According to Steve Benjamin, mayor of Columbia, South Carolina, and a spokesman for the Bloomberg Campaign, “Mike doesn’t just talk about ideas; he actually gets things done. When he was mayor of New York City, he focused not only on creating more homeowners, but also on making sure that there was more affordable housing. In his 12 years as mayor he created and retained more than 175,000 units of affordable housing. That is something he is particularly proud of.”
Others components of the Greenwood Initiative, unveiled in Tulsa, Oklahoma, as a way to deliver “economic justice” for Black America, include creating 100,000 new Black-owned businesses; committing $70 billion in funding and technical support to revitalize 100 of the nation’s most disadvantaged communities; reinvigorating the Civil Rights Division of the Justice Department; and requiring more transparency from employers in their hiring, pay, lending and procurement procedures.
Bloomberg also pledges to reduce housing segregation; require implicit bias training for police, teachers and federal contractors; and to expand and protect voting rights.
Addressing the goal of increasing Black homeownership, Benjamin discussed Bloomberg’s intention to make better and wider use of Community Development Block Grant (CDBG) funds, which are available in communities throughout the U.S.
“What we’ve been doing right here in Columbia,” Benjamin noted, “is using CDBG dollars as leverage working with larger banks.” He explained that these federal funds can lower the cost of a loan by boosting the down payment to 20 percent of the mortgage amount.
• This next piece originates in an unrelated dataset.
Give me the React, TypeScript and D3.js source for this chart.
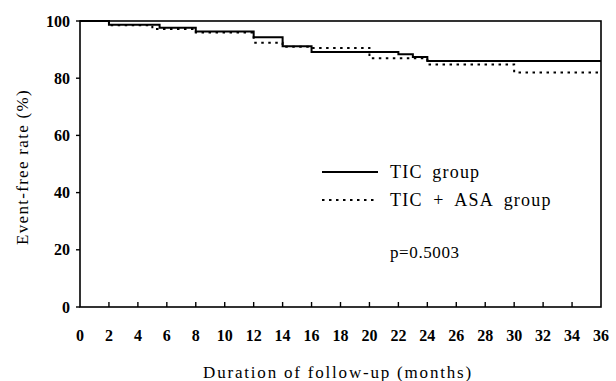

“Basically, coming to a bank with a proposition that we will provide down payment assistance that will equate to 20 percent of the mortgage makes the loan financing much more attractive for both the borrower and the lender,” he adds. “If you put down five percent you get one rate, if you put down 10 percent you get another rate, if you put down 20 percent, you get the primo rate.”
Benjamin points out that Columbia piloted a homeownership program 15 years ago working with six or seven banks that has grown to a mortgage loan portfolio of about $130 million dollars.
“We have loans of from $100,000 up to a quarter of a million dollars and it has been incredibly popular, not just creating affordable housing, but also creating more available workforce housing,” said Benjamin. This category of housing, he explains, makes it possible for school teachers and police officers to actually live in the communities where they work.
“It’s a wonderful way to forge a public/private partnership that benefits people every single day,” Benjamin said. Communities start dealing with a number of important social consequences when they are able to encourage officers who police a community every day to actually live in their communities, he added.
“Mike realizes that homeownership is the gateway to the middle class,” notes Benjamin. “The reality is that the entire American middle class was created in the mid-20th century by giving people mortgages to buy homes. So, we’re talking about doing those same things that were done 70 or 80 years ago, but this time focusing on Black America. Ultimately, this is really about trying to create generational wealth for Black homeowners.”